Stored items
— start —

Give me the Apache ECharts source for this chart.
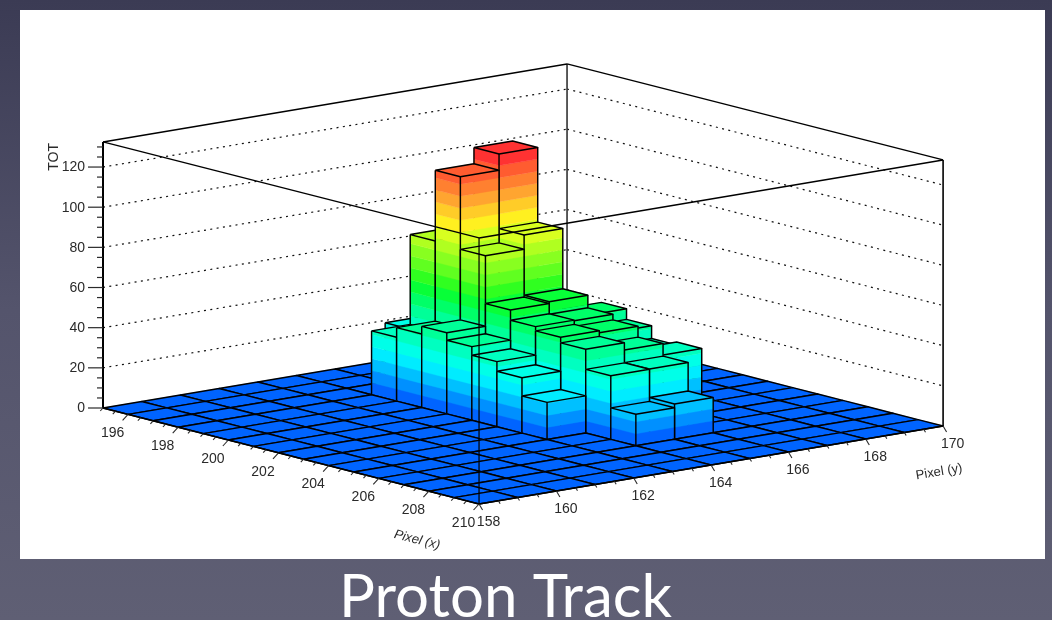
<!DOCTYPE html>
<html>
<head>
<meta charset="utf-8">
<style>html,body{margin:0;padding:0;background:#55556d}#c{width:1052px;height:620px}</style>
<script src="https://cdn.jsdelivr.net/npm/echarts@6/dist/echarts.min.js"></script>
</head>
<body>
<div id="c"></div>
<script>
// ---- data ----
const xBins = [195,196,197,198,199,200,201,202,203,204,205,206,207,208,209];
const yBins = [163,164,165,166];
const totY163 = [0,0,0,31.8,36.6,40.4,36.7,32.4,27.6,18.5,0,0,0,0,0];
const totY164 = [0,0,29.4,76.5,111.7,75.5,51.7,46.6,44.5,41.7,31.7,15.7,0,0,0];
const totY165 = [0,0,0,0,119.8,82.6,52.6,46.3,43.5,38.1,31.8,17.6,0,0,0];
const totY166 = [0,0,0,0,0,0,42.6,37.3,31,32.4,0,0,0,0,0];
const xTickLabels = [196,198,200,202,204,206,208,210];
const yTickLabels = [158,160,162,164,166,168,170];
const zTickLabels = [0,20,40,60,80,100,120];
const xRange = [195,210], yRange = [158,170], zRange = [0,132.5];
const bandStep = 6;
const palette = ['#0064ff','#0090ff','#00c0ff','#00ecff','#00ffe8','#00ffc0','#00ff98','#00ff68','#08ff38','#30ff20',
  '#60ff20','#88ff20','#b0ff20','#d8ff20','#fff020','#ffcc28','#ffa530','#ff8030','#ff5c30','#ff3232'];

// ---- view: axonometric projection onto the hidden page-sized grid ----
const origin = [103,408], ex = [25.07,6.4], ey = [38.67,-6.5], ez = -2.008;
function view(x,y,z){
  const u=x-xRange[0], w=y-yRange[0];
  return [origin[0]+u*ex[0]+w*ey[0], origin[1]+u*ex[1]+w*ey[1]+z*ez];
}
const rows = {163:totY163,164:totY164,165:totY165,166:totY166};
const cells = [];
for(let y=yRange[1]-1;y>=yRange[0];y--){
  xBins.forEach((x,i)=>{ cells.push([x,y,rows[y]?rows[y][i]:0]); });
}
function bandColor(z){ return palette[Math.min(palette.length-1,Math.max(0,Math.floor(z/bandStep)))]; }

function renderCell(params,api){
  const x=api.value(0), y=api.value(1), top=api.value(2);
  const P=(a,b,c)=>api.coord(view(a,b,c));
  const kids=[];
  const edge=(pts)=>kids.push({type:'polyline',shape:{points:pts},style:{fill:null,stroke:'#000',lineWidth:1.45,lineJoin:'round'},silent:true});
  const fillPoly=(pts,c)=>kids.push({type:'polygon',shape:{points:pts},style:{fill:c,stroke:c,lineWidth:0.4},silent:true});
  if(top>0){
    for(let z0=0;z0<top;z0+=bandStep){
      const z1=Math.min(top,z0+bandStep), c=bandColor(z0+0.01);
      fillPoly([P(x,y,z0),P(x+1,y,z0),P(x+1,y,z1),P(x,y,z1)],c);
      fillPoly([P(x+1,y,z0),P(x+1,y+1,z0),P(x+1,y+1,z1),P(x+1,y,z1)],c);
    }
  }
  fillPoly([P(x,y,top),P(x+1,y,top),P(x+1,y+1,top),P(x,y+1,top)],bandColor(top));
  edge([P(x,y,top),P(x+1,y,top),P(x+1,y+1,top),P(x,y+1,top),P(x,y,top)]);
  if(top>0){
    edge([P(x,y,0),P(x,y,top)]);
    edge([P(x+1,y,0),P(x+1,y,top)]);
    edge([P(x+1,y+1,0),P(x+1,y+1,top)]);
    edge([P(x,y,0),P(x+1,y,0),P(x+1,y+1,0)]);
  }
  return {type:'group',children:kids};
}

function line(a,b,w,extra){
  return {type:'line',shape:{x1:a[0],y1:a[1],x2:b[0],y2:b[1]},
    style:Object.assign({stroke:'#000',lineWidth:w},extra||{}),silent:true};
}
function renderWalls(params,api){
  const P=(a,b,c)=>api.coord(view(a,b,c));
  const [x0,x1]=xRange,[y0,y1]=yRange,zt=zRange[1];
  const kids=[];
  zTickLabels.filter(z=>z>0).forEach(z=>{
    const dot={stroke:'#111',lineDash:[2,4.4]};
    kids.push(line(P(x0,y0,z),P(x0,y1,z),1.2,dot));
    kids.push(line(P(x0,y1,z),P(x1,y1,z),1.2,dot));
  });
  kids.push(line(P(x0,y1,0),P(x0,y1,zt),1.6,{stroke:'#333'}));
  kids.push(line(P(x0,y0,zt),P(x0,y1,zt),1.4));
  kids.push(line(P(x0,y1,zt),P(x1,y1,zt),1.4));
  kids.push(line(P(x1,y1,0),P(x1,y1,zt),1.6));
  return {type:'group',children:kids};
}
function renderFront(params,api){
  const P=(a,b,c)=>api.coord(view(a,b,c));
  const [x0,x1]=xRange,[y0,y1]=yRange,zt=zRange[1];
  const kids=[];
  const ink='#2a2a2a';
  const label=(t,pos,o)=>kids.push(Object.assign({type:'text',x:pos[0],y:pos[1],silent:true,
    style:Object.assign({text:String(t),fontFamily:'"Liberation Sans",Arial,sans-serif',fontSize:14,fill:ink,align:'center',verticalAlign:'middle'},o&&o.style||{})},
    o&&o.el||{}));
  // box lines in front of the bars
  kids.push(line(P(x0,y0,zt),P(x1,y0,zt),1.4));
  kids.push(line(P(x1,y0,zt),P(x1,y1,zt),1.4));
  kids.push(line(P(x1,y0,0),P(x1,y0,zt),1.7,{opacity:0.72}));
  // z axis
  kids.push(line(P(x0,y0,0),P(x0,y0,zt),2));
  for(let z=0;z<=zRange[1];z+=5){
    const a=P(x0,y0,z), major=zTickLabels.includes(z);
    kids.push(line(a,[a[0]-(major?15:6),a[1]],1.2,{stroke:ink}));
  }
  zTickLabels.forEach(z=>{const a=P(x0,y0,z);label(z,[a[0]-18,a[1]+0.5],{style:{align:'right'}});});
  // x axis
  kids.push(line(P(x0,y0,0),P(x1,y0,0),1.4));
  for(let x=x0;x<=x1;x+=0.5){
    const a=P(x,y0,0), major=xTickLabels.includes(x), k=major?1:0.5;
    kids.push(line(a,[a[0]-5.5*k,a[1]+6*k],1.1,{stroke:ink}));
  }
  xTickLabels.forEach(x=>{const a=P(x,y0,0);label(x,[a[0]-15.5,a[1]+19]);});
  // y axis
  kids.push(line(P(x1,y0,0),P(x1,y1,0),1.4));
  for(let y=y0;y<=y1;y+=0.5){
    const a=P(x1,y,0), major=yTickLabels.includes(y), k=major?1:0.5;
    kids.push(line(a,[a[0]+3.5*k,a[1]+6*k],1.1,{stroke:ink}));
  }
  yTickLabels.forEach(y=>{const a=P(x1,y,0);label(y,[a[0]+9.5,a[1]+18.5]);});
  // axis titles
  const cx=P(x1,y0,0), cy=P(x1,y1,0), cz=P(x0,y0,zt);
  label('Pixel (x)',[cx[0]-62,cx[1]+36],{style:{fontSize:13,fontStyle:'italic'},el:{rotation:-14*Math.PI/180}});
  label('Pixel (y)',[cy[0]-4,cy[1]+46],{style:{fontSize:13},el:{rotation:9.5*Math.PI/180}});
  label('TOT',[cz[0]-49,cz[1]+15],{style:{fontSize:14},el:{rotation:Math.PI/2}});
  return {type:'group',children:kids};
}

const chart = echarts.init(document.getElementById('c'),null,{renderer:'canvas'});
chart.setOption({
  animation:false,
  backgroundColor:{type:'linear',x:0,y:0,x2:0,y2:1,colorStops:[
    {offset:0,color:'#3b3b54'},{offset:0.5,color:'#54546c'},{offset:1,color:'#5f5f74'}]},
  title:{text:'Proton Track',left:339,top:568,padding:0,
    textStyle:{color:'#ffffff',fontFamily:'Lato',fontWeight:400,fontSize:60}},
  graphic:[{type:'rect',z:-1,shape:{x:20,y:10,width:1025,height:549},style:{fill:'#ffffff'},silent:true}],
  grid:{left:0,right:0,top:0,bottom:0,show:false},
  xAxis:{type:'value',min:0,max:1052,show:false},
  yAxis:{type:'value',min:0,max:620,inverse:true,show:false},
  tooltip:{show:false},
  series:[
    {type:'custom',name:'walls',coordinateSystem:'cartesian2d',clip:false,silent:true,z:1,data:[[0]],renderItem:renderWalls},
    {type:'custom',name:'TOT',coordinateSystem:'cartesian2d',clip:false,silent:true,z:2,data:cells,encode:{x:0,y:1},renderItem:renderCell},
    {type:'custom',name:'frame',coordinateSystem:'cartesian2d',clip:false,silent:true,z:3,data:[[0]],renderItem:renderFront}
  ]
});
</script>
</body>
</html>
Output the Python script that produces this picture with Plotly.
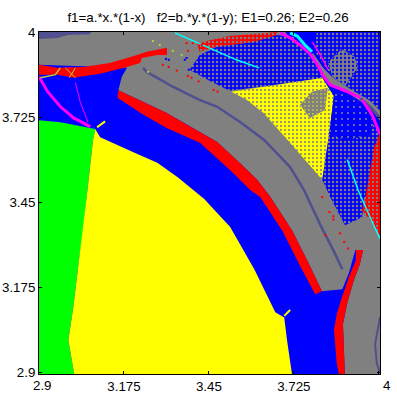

— end —

◆ THE PROBLEM
In the entries above, find each line with the word "this" and show it.

◆ RESULT OF THE EXERCISE
Give me the Apache ECharts source for this chart.
Output the Python script that produces this picture with Plotly.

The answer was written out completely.